To Waters, dogs stepping up to contribute a deeper understanding of what hormones mean to healthy aging makes perfect sense.
"Historically, dogs have played a pivotal role in endocrine hormone research, including the discoveries of insulin and the ability to shrink prostate cancers using androgen ablation," stated Waters, who is Professor Emeritus, Department of Veterinary Clinical Sciences in Purdue's College of Veterinary Medicine. "Our work signals an important step toward better understanding frailty resilience, advancing the prospect that by avoiding HPG axis deterioration we might retain an internal hormonal environment that buffers the adverse impact of frailty."
Waters points to the growing scientific interest in harnessing the domesticated dog population to pursue these kinds of underexplored research questions.
"We've identified a special group of dogs that can help to inform us about the future research directions that will benefit companion dogs and people," said Waters. "Our message to these dogs should be a simple one: We're ready to listen."

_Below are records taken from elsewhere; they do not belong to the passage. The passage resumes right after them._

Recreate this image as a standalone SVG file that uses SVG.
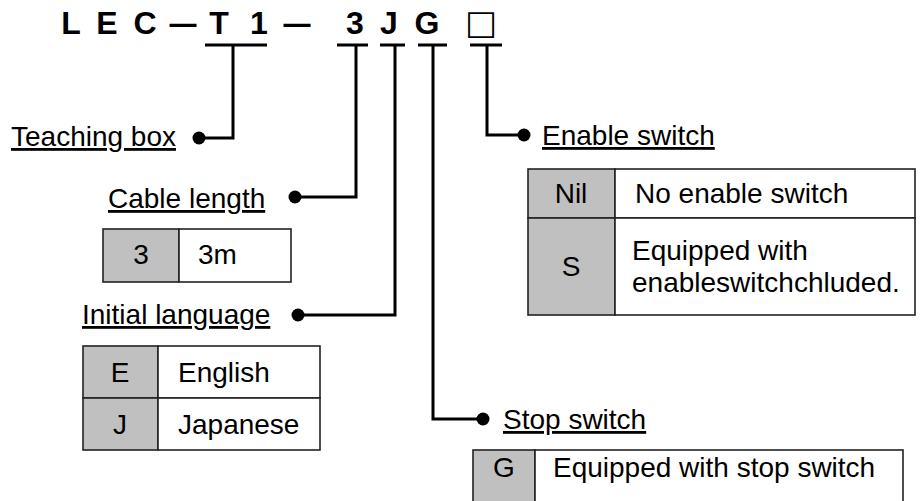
<svg xmlns="http://www.w3.org/2000/svg" width="921" height="501" viewBox="0 0 921 501">
<style>
.t{font-family:"Liberation Sans",Arial,sans-serif;font-size:28px;fill:#000}
.u{text-decoration:underline}
.c{text-anchor:middle}
.ti{font-family:"Liberation Sans",Arial,sans-serif;font-size:32px;font-weight:bold;fill:#000;text-anchor:middle}
.ln{fill:none;stroke:#000;stroke-width:3}
.cell{stroke:#222;stroke-width:1.6}
.g{fill:#c0c0c0}
.w{fill:#fff}
</style>
<rect width="921" height="501" fill="#fff"/>
<g id="title">
<text class="ti" x="71" y="34">L</text>
<text class="ti" x="107" y="34">E</text>
<text class="ti" x="145" y="34">C</text>
<text class="ti" x="183" y="34" textLength="27" lengthAdjust="spacingAndGlyphs">—</text>
<text class="ti" x="219" y="34">T</text>
<text class="ti" x="259" y="34">1</text>
<text class="ti" x="297" y="34" textLength="27" lengthAdjust="spacingAndGlyphs">—</text>
<text class="ti" x="355" y="34">3</text>
<text class="ti" x="389" y="34">J</text>
<text class="ti" x="427" y="34">G</text>
<text class="ti" x="481" y="34" style="font-family:'DejaVu Sans',sans-serif;font-weight:bold;font-size:34px">□</text>
</g>
<g id="connectors">
<path class="ln" d="M205,45H267M337,45H368M380,45H405M418,45H447M470,45H502"/>
<path class="ln" d="M233,45V138H199"/>
<path class="ln" d="M356,45V197H295"/>
<path class="ln" d="M395,45V315H298"/>
<path class="ln" d="M433,45V419H483"/>
<path class="ln" d="M487,45V135H524"/>
<circle cx="199" cy="138" r="6.5"/>
<circle cx="295" cy="197" r="6.5"/>
<circle cx="298" cy="315" r="6.5"/>
<circle cx="483" cy="419" r="6.5"/>
<circle cx="524" cy="135" r="6.5"/>
</g>
<g id="teaching-box">
<text class="t u" x="11" y="146">Teaching box</text>
</g>
<g id="cable-length">
<text class="t u" x="108" y="208">Cable length</text>
<rect class="cell g" x="103" y="229" width="76" height="53"/>
<rect class="cell w" x="179" y="229" width="112" height="53"/>
<text class="t c" x="141" y="264">3</text>
<text class="t" x="198" y="264">3m</text>
</g>
<g id="initial-language">
<text class="t u" x="82" y="324">Initial language</text>
<rect class="cell g" x="83" y="346" width="75" height="52"/>
<rect class="cell w" x="158" y="346" width="162" height="52"/>
<rect class="cell g" x="83" y="398" width="75" height="52"/>
<rect class="cell w" x="158" y="398" width="162" height="52"/>
<text class="t c" x="120" y="382">E</text>
<text class="t" x="178" y="382">English</text>
<text class="t c" x="120" y="434">J</text>
<text class="t" x="178" y="434">Japanese</text>
</g>
<g id="enable-switch">
<text class="t u" x="542" y="145">Enable switch</text>
<rect class="cell g" x="528" y="169" width="87" height="49"/>
<rect class="cell w" x="615" y="169" width="300" height="49"/>
<rect class="cell g" x="528" y="218" width="87" height="97"/>
<rect class="cell w" x="615" y="218" width="300" height="97"/>
<text class="t c" x="571" y="203">Nil</text>
<text class="t" x="635" y="203">No enable switch</text>
<text class="t c" x="571" y="276">S</text>
<text class="t" x="632" y="260">Equipped with</text>
<text class="t" x="632" y="292">enableswitchchluded.</text>
</g>
<g id="stop-switch">
<text class="t u" x="503" y="429">Stop switch</text>
<rect class="cell g" x="473" y="450" width="62" height="60"/>
<rect class="cell w" x="535" y="450" width="368" height="60"/>
<text class="t c" x="504" y="477">G</text>
<text class="t" x="553" y="477">Equipped with stop switch</text>
</g>
</svg>
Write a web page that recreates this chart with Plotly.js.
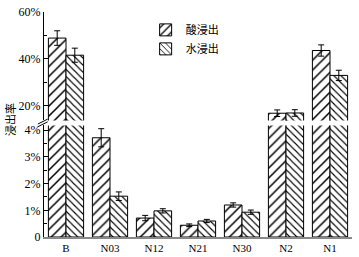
<!DOCTYPE html>
<html>
<head>
<meta charset="utf-8">
<script src="https://cdn.plot.ly/plotly-3.0.1.min.js"></script>
<style>html,body{margin:0;padding:0;background:#fff;}#chart{width:359px;height:257px;}</style>
</head>
<body>
<div id="chart"></div>
<script>
var categories = ["B", "N03", "N12", "N21", "N30", "N2", "N1"];
var acidValues = [48.9, 3.72, 0.71, 0.44, 1.2, 16.9, 43.6];
var acidErrors = [3.1, 0.34, 0.1, 0.05, 0.08, 1.4, 2.4];
var waterValues = [41.6, 1.53, 0.98, 0.6, 0.93, 17.0, 33.0];
var waterErrors = [3.0, 0.16, 0.08, 0.06, 0.08, 1.4, 2.2];
var seriesNames = ["酸浸出", "水浸出"];
var lowerTickVals = [0, 1, 2, 3, 4];
var lowerTickText = ["0", "1%", "2%", "3%", "4%"];
var upperTickVals = [20, 40, 60];
var upperTickText = ["20%", "40%", "60%"];

var serif = "Liberation Serif, Times New Roman, Noto Sans CJK SC, serif";

function bar(name, vals, errs, shape, size, yax, showLeg) {
  return {
    type: "bar", name: name, x: categories, y: vals, yaxis: yax, xaxis: "x",
    showlegend: showLeg, legendgroup: name,
    marker: {color: "white", line: {color: "black", width: 1},
      pattern: {shape: shape, fgcolor: "black", bgcolor: "white", size: size, solidity: 0.22}},
    error_y: {type: "data", array: errs, visible: true, color: "black", thickness: 1, width: 3},
    cliponaxis: true
  };
}

var data = [
  bar(seriesNames[0], acidValues, acidErrors, "/", 7, "y", true),
  bar(seriesNames[1], waterValues, waterErrors, "\\", 5, "y", true),
  bar(seriesNames[0], acidValues, acidErrors, "/", 7, "y2", false),
  bar(seriesNames[1], waterValues, waterErrors, "\\", 5, "y2", false)
];

var layout = {
  width: 359, height: 257,
  margin: {l: 44, r: 7, t: 12, b: 20},
  paper_bgcolor: "white", plot_bgcolor: "white",
  barmode: "group", bargap: 0.2, bargroupgap: 0,
  font: {family: serif, size: 11, color: "black"},
  showlegend: true,
  legend: {x: 0.33, y: 0.985, xanchor: "left", yanchor: "top",
    font: {family: "Noto Sans CJK SC, sans-serif", size: 11, color: "black"},
    bgcolor: "rgba(0,0,0,0)", tracegroupgap: 0, itemwidth: 30},
  xaxis: {type: "category", anchor: "y", showline: true, linecolor: "#888", linewidth: 2,
    ticks: "", showgrid: false, zeroline: false, tickfont: {family: serif, size: 11},
    fixedrange: true},
  yaxis: {domain: [0, 0.4956], range: [0, 4.18], anchor: "x", showline: true,
    linecolor: "black", linewidth: 1, showgrid: false, zeroline: false,
    tickmode: "array", tickvals: lowerTickVals, ticktext: lowerTickText,
    ticks: "inside", ticklen: 5, tickcolor: "black", tickwidth: 1,
    minor: {dtick: 0.5, tick0: 0, ticks: "inside", ticklen: 3, tickcolor: "black", showgrid: false},
    tickfont: {family: serif, size: 12}},
  yaxis2: {domain: [0.5178, 1], range: [13.8, 60], anchor: "x", showline: true,
    linecolor: "black", linewidth: 1, showgrid: false, zeroline: false,
    tickmode: "array", tickvals: upperTickVals, ticktext: upperTickText,
    ticks: "inside", ticklen: 5, tickcolor: "black", tickwidth: 1,
    minor: {dtick: 10, tick0: 0, ticks: "inside", ticklen: 3, tickcolor: "black", showgrid: false},
    tickfont: {family: serif, size: 12}},
  annotations: [{
    text: "浸出率", xref: "paper", yref: "paper", x: -0.11, y: 0.52,
    xanchor: "center", yanchor: "middle", showarrow: false, textangle: -90,
    font: {family: "Noto Sans CJK SC, sans-serif", size: 11, color: "black"}
  }],
  shapes: [
    {type: "line", xref: "paper", yref: "paper", x0: -0.02, x1: 0.012, y0: 0.49, y1: 0.512,
      line: {color: "black", width: 1}},
    {type: "line", xref: "paper", yref: "paper", x0: -0.02, x1: 0.012, y0: 0.502, y1: 0.524,
      line: {color: "black", width: 1}}
  ]
};

Plotly.newPlot("chart", data, layout, {displayModeBar: false, staticPlot: true});
</script>
</body>
</html>
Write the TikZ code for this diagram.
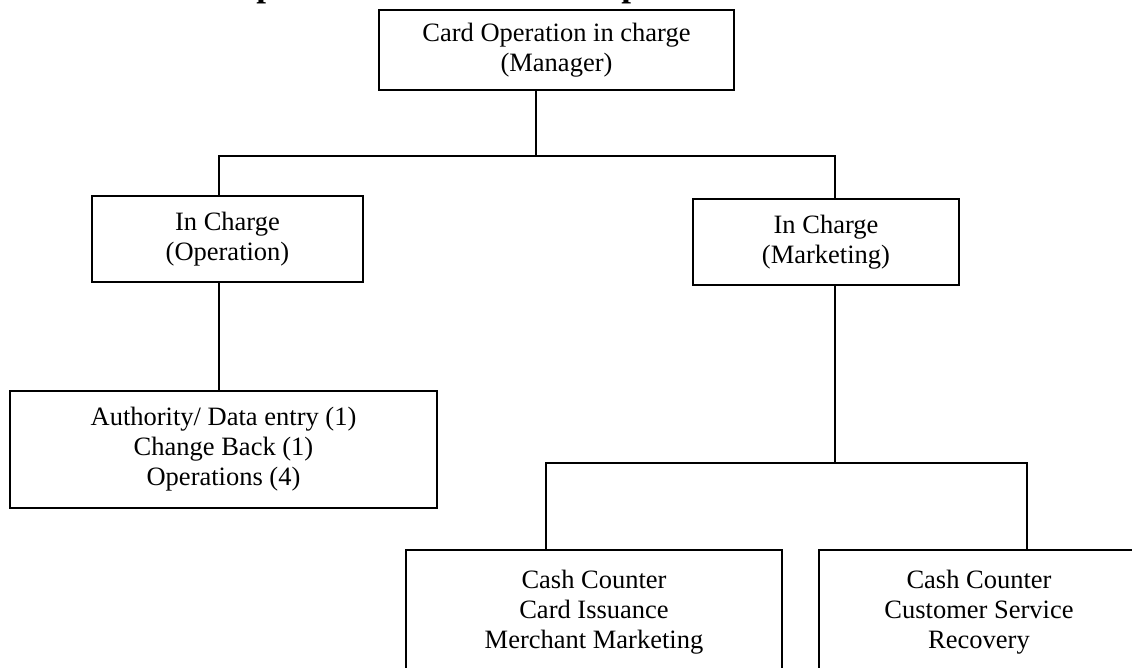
\documentclass[tikz,border=0pt]{standalone}
\usepackage{fontspec}
\setmainfont{Liberation Serif}
\begin{document}
\begin{tikzpicture}[x=1pt,y=-1pt,
  orgbox/.style={draw, line width=1.6pt, inner sep=0pt, align=center,
    font=\fontsize{26.5}{30}\selectfont},
  link/.style={line width=1.6pt},
  headfont/.style={font=\bfseries\fontsize{35}{40}\selectfont, inner sep=0pt, anchor=base}]
\useasboundingbox (0,0) rectangle (1132,667);

% heading line, running above the page edge
\node[headfont] (h1) at (266,-4) {p};
\node[headfont] (h2) at (631,-4) {p};

% boxes
\node[orgbox, minimum width=355pt, minimum height=80pt] (mgr) at (556.5,50)
  {Card Operation in charge\\(Manager)};
\node[orgbox, minimum width=271pt, minimum height=86pt] (ops) at (227.5,239)
  {In Charge\\(Operation)};
\node[orgbox, minimum width=266pt, minimum height=86pt] (mkt) at (826,242)
  {In Charge\\(Marketing)};
\node[orgbox, minimum width=427pt, minimum height=117pt] (auth) at (223.5,449.5)
  {Authority/ Data entry (1)\\Change Back (1)\\Operations (4)};
\node[orgbox, minimum width=376pt, minimum height=124pt] (cc1) at (594,612)
  {Cash Counter\\Card Issuance\\Merchant Marketing};
\node[orgbox, minimum width=320pt, minimum height=124pt] (cc2) at (979,612)
  {Cash Counter\\Customer Service\\Recovery};

% junction points of the connectors
\coordinate (jm) at (535.7,156);
\coordinate (jo) at (219,156);
\coordinate (jk) at (835,156);
\coordinate (lk) at (835,463);
\coordinate (l1) at (546,463);
\coordinate (l2) at (1027,463);

% connectors
\draw[link] (jm |- mgr.south) -- (jm);
\draw[link] (jo |- ops.north) -- (jo) -- (jk) -- (jk |- mkt.north);
\draw[link] (jo |- ops.south) -- (jo |- auth.north);
\draw[link] (lk |- mkt.south) -- (lk);
\draw[link] (l1 |- cc1.north) -- (l1) -- (l2) -- (l2 |- cc2.north);
\end{tikzpicture}
\end{document}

About the Center for Exceptional Longevity Studies
The Center for Exceptional Longevity Studies seeks to identify important genetic, lifestyle, and environmental determinants of healthy longevity and to better understand the complex relationship between aging, cancer, and cancer avoidance. While the scientific community looks for reliable research approaches to verify exciting scientific leads, we see enormous value in studying pet dogs living with their owners as a virtual aging laboratory. There's a big payoff for validating this kind of innovative thinking — an opportunity to promote healthy longevity in both pets and people. The Gerald P. Murphy Cancer Foundation is a 501 (c)(3) not-for-profit research institute.
About the Purdue University Center on Aging and the Life Course
The Purdue University Center on Aging and the Life Course (CALC) is a university-wide entity created to strengthen interdisciplinary inquiry on aging. The central aims of CALC are to advance research to optimize the aging experience of diverse populations and prepare future leaders in the field of gerontology. Created in 2003 and drawing upon the expertise of faculty associates from more than 20 academic departments, the Center emphasizes the advantage of taking a life course approach to analyze aging and health span from cells to societies.